*SHORT PROBLEM*. Output every line exactly as written. Leave out pictures.

*COLLECTED DATA*.
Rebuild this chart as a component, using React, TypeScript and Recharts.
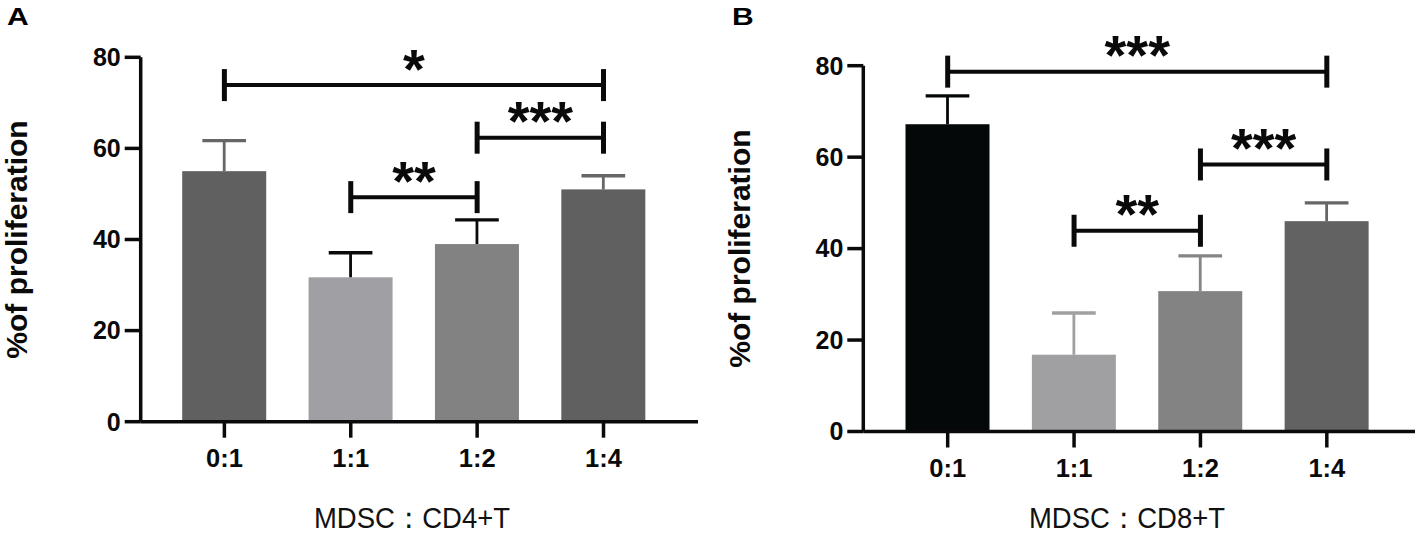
import React from 'react';
import { BarChart, Bar, XAxis, YAxis, ReferenceLine } from 'recharts';

// ---------- data ----------
const categories = ['0:1', '1:1', '1:2', '1:4'];

const cd4Mean = [55.0, 31.7, 39.0, 51.0];
const cd4SD = [6.7, 5.4, 5.3, 3.0];

const cd8Mean = [67.2, 16.8, 30.7, 46.0];
const cd8SD = [6.2, 9.1, 7.7, 4.0];

const yTicks = [0, 20, 40, 60, 80];

// significance brackets: from category, to category, height (y units), label
const cd4Sig = [
  { from: '0:1', to: '1:4', y: 73.9, text: '*' },
  { from: '1:2', to: '1:4', y: 62.35, text: '***' },
  { from: '1:1', to: '1:2', y: 49.3, text: '**' },
];
const cd8Sig = [
  { from: '0:1', to: '1:4', y: 78.7, text: '***' },
  { from: '1:2', to: '1:4', y: 58.4, text: '***' },
  { from: '1:1', to: '1:2', y: 43.9, text: '**' },
];

// ---------- styles ----------
const cd4Fill = ['#606060', '#a0a0a4', '#828282', '#606060'];
const cd4ErrColor = ['#666666', '#0a0a0a', '#0a0a0a', '#666666'];
const cd8Fill = ['#050808', '#a0a0a3', '#838383', '#626262'];
const cd8ErrColor = ['#050808', '#a0a0a3', '#858585', '#666666'];

const FONT = '"Liberation Sans", Arial, Helvetica, sans-serif';
const AXIS_W = 3.5;

const makeRows = (means: number[], sds: number[]) =>
  categories.map((name, i) => ({ name, value: means[i], sd: sds[i], idx: i }));

const makeBarShape = (fills: string[], errColors: string[]) => (props: any) => {
  const { x, y, width, height, payload } = props;
  const i = payload.idx;
  const pxPerUnit = height / payload.value;
  const errTop = y - payload.sd * pxPerUnit;
  const cx = x + width / 2;
  const capHalf = width * 0.26;
  return (
    <g>
      <rect x={x} y={y} width={width} height={height} fill={fills[i]} />
      <line x1={cx} x2={cx} y1={y} y2={errTop} stroke={errColors[i]} strokeWidth={2.8} />
      <line x1={cx - capHalf} x2={cx + capHalf} y1={errTop} y2={errTop} stroke={errColors[i]} strokeWidth={3.4} />
    </g>
  );
};

const STAR_SIZE = 56;
const makeBracket = (text: string) => (props: any) => {
  const { x1, x2, y1 } = props;
  const half = 16;
  const mid = (x1 + x2) / 2;
  return (
    <g>
      <line x1={x1} x2={x2} y1={y1} y2={y1} stroke="#0a0a0a" strokeWidth={4} />
      <line x1={x1} x2={x1} y1={y1 - half} y2={y1 + half} stroke="#0a0a0a" strokeWidth={5} />
      <line x1={x2} x2={x2} y1={y1 - half} y2={y1 + half} stroke="#0a0a0a" strokeWidth={5} />
      <text
        x={mid}
        y={y1 - 29 + 0.566 * STAR_SIZE}
        textAnchor="middle"
        fontFamily={FONT}
        fontWeight={700}
        fontSize={STAR_SIZE}
        fill="#0a0a0a"
      >
        {text}
      </text>
    </g>
  );
};

type PanelProps = {
  letter: string;
  title: string;
  means: number[];
  sds: number[];
  fills: string[];
  errColors: string[];
  sig: { from: string; to: string; y: number; text: string }[];
  width: number;
  margin: { top: number; right: number; bottom: number; left: number };
  padding: { left: number; right: number };
  titleX: number;
  letterX: number;
  left: number;
};

const Panel = (p: PanelProps) => {
  const rows = makeRows(p.means, p.sds);
  const yLabel = (lp: any) => {
    const vb = lp.viewBox;
    const cx = vb.x + vb.width - 113.5;
    const cy = vb.y + vb.height / 2;
    return (
      <text
        x={cx}
        y={cy}
        transform={`rotate(-90, ${cx}, ${cy})`}
        textAnchor="middle"
        fontFamily={FONT}
        fontWeight={700}
        fontSize={30}
        fill="#0a0a0a"
      >
        %of proliferation
      </text>
    );
  };
  const xLabel = () => (
    <g>
      <text
        x={p.titleX}
        y={527.5}
        textAnchor="middle"
        fontFamily={FONT}
        fontSize={30}
        fill="#111"
        textLength={196}
        lengthAdjust="spacingAndGlyphs"
      >
        {p.title}
      </text>
      <text
        x={0}
        y={0}
        transform={`translate(${p.letterX}, 24.5) scale(1.28, 1)`}
        fontFamily={FONT}
        fontWeight={700}
        fontSize={23.5}
        fill="#000"
      >
        {p.letter}
      </text>
    </g>
  );
  return (
    <div style={{ position: 'absolute', left: p.left, top: 0, width: p.width, height: 539 }}>
      <BarChart width={p.width} height={539} data={rows} margin={p.margin} barCategoryGap={0}>
        <XAxis
          dataKey="name"
          type="category"
          interval={0}
          padding={p.padding}
          height={60}
          tickSize={16}
          tickMargin={11}
          axisLine={{ stroke: '#0a0a0a', strokeWidth: AXIS_W }}
          tickLine={{ stroke: '#0a0a0a', strokeWidth: AXIS_W }}
          tick={{ fontSize: 25.5, fontWeight: 700, fill: '#0a0a0a', fontFamily: FONT }}
          label={xLabel}
        />
        <YAxis
          domain={[0, 80]}
          ticks={yTicks}
          interval={0}
          width={60}
          tickSize={16}
          tickMargin={4}
          axisLine={{ stroke: '#0a0a0a', strokeWidth: AXIS_W }}
          tickLine={{ stroke: '#0a0a0a', strokeWidth: AXIS_W }}
          tick={{ fontSize: 25, fontWeight: 700, fill: '#0a0a0a', fontFamily: FONT }}
          label={yLabel}
          allowDataOverflow
        />
        <Bar dataKey="value" barSize={84} isAnimationActive={false} shape={makeBarShape(p.fills, p.errColors)} />
        {p.sig.map((s, i) => (
          <ReferenceLine
            key={i}
            segment={[
              { x: s.from, y: s.y },
              { x: s.to, y: s.y },
            ]}
            ifOverflow="visible"
            shape={makeBracket(s.text)}
          />
        ))}
      </BarChart>
    </div>
  );
}

export default function App() {
  return (
    <div style={{ position: 'absolute', left: 0, top: 0, width: 1417, height: 539, background: '#fff' }}>
      <Panel
        letter="A"
        title="MDSC：CD4+T"
        means={cd4Mean}
        sds={cd4SD}
        fills={cd4Fill}
        errColors={cd4ErrColor}
        sig={cd4Sig}
        width={708}
        left={0}
        margin={{ top: 57.3, right: 10, bottom: 57.3, left: 80.7 }}
        padding={{ left: 20.5, right: 31.3 }}
        titleX={412}
        letterX={7}
      />
      <Panel
        letter="B"
        title="MDSC：CD8+T"
        means={cd8Mean}
        sds={cd8SD}
        fills={cd8Fill}
        errColors={cd8ErrColor}
        sig={cd8Sig}
        width={709}
        left={708}
        margin={{ top: 65.7, right: 2, bottom: 47.5, left: 95.3 }}
        padding={{ left: 21.2, right: 25 }}
        titleX={419}
        letterX={24}
      />
    </div>
  );
}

*TASK RESPONSE*.
Rebuild this chart as a component, using React, TypeScript and Recharts.
import React from 'react';
import { BarChart, Bar, XAxis, YAxis, ReferenceLine } from 'recharts';

// ---------- data ----------
const categories = ['0:1', '1:1', '1:2', '1:4'];

const cd4Mean = [55.0, 31.7, 39.0, 51.0];
const cd4SD = [6.7, 5.4, 5.3, 3.0];

const cd8Mean = [67.2, 16.8, 30.7, 46.0];
const cd8SD = [6.2, 9.1, 7.7, 4.0];

const yTicks = [0, 20, 40, 60, 80];

// significance brackets: from category, to category, height (y units), label
const cd4Sig = [
  { from: '0:1', to: '1:4', y: 73.9, text: '*' },
  { from: '1:2', to: '1:4', y: 62.35, text: '***' },
  { from: '1:1', to: '1:2', y: 49.3, text: '**' },
];
const cd8Sig = [
  { from: '0:1', to: '1:4', y: 78.7, text: '***' },
  { from: '1:2', to: '1:4', y: 58.4, text: '***' },
  { from: '1:1', to: '1:2', y: 43.9, text: '**' },
];

// ---------- styles ----------
const cd4Fill = ['#606060', '#a0a0a4', '#828282', '#606060'];
const cd4ErrColor = ['#666666', '#0a0a0a', '#0a0a0a', '#666666'];
const cd8Fill = ['#050808', '#a0a0a3', '#838383', '#626262'];
const cd8ErrColor = ['#050808', '#a0a0a3', '#858585', '#666666'];

const FONT = '"Liberation Sans", Arial, Helvetica, sans-serif';
const AXIS_W = 3.5;

const makeRows = (means: number[], sds: number[]) =>
  categories.map((name, i) => ({ name, value: means[i], sd: sds[i], idx: i }));

const makeBarShape = (fills: string[], errColors: string[]) => (props: any) => {
  const { x, y, width, height, payload } = props;
  const i = payload.idx;
  const pxPerUnit = height / payload.value;
  const errTop = y - payload.sd * pxPerUnit;
  const cx = x + width / 2;
  const capHalf = width * 0.26;
  return (
    <g>
      <rect x={x} y={y} width={width} height={height} fill={fills[i]} />
      <line x1={cx} x2={cx} y1={y} y2={errTop} stroke={errColors[i]} strokeWidth={2.8} />
      <line x1={cx - capHalf} x2={cx + capHalf} y1={errTop} y2={errTop} stroke={errColors[i]} strokeWidth={3.4} />
    </g>
  );
};

const STAR_SIZE = 56;
const makeBracket = (text: string) => (props: any) => {
  const { x1, x2, y1 } = props;
  const half = 16;
  const mid = (x1 + x2) / 2;
  return (
    <g>
      <line x1={x1} x2={x2} y1={y1} y2={y1} stroke="#0a0a0a" strokeWidth={4} />
      <line x1={x1} x2={x1} y1={y1 - half} y2={y1 + half} stroke="#0a0a0a" strokeWidth={5} />
      <line x1={x2} x2={x2} y1={y1 - half} y2={y1 + half} stroke="#0a0a0a" strokeWidth={5} />
      <text
        x={mid}
        y={y1 - 29 + 0.566 * STAR_SIZE}
        textAnchor="middle"
        fontFamily={FONT}
        fontWeight={700}
        fontSize={STAR_SIZE}
        fill="#0a0a0a"
      >
        {text}
      </text>
    </g>
  );
};

type PanelProps = {
  letter: string;
  title: string;
  means: number[];
  sds: number[];
  fills: string[];
  errColors: string[];
  sig: { from: string; to: string; y: number; text: string }[];
  width: number;
  margin: { top: number; right: number; bottom: number; left: number };
  padding: { left: number; right: number };
  titleX: number;
  letterX: number;
  left: number;
};

const Panel = (p: PanelProps) => {
  const rows = makeRows(p.means, p.sds);
  const yLabel = (lp: any) => {
    const vb = lp.viewBox;
    const cx = vb.x + vb.width - 113.5;
    const cy = vb.y + vb.height / 2;
    return (
      <text
        x={cx}
        y={cy}
        transform={`rotate(-90, ${cx}, ${cy})`}
        textAnchor="middle"
        fontFamily={FONT}
        fontWeight={700}
        fontSize={30}
        fill="#0a0a0a"
      >
        %of proliferation
      </text>
    );
  };
  const xLabel = () => (
    <g>
      <text
        x={p.titleX}
        y={527.5}
        textAnchor="middle"
        fontFamily={FONT}
        fontSize={30}
        fill="#111"
        textLength={196}
        lengthAdjust="spacingAndGlyphs"
      >
        {p.title}
      </text>
      <text
        x={0}
        y={0}
        transform={`translate(${p.letterX}, 24.5) scale(1.28, 1)`}
        fontFamily={FONT}
        fontWeight={700}
        fontSize={23.5}
        fill="#000"
      >
        {p.letter}
      </text>
    </g>
  );
  return (
    <div style={{ position: 'absolute', left: p.left, top: 0, width: p.width, height: 539 }}>
      <BarChart width={p.width} height={539} data={rows} margin={p.margin} barCategoryGap={0}>
        <XAxis
          dataKey="name"
          type="category"
          interval={0}
          padding={p.padding}
          height={60}
          tickSize={16}
          tickMargin={11}
          axisLine={{ stroke: '#0a0a0a', strokeWidth: AXIS_W }}
          tickLine={{ stroke: '#0a0a0a', strokeWidth: AXIS_W }}
          tick={{ fontSize: 25.5, fontWeight: 700, fill: '#0a0a0a', fontFamily: FONT }}
          label={xLabel}
        />
        <YAxis
          domain={[0, 80]}
          ticks={yTicks}
          interval={0}
          width={60}
          tickSize={16}
          tickMargin={4}
          axisLine={{ stroke: '#0a0a0a', strokeWidth: AXIS_W }}
          tickLine={{ stroke: '#0a0a0a', strokeWidth: AXIS_W }}
          tick={{ fontSize: 25, fontWeight: 700, fill: '#0a0a0a', fontFamily: FONT }}
          label={yLabel}
          allowDataOverflow
        />
        <Bar dataKey="value" barSize={84} isAnimationActive={false} shape={makeBarShape(p.fills, p.errColors)} />
        {p.sig.map((s, i) => (
          <ReferenceLine
            key={i}
            segment={[
              { x: s.from, y: s.y },
              { x: s.to, y: s.y },
            ]}
            ifOverflow="visible"
            shape={makeBracket(s.text)}
          />
        ))}
      </BarChart>
    </div>
  );
}

export default function App() {
  return (
    <div style={{ position: 'absolute', left: 0, top: 0, width: 1417, height: 539, background: '#fff' }}>
      <Panel
        letter="A"
        title="MDSC：CD4+T"
        means={cd4Mean}
        sds={cd4SD}
        fills={cd4Fill}
        errColors={cd4ErrColor}
        sig={cd4Sig}
        width={708}
        left={0}
        margin={{ top: 57.3, right: 10, bottom: 57.3, left: 80.7 }}
        padding={{ left: 20.5, right: 31.3 }}
        titleX={412}
        letterX={7}
      />
      <Panel
        letter="B"
        title="MDSC：CD8+T"
        means={cd8Mean}
        sds={cd8SD}
        fills={cd8Fill}
        errColors={cd8ErrColor}
        sig={cd8Sig}
        width={709}
        left={708}
        margin={{ top: 65.7, right: 2, bottom: 47.5, left: 95.3 }}
        padding={{ left: 21.2, right: 25 }}
        titleX={419}
        letterX={24}
      />
    </div>
  );
}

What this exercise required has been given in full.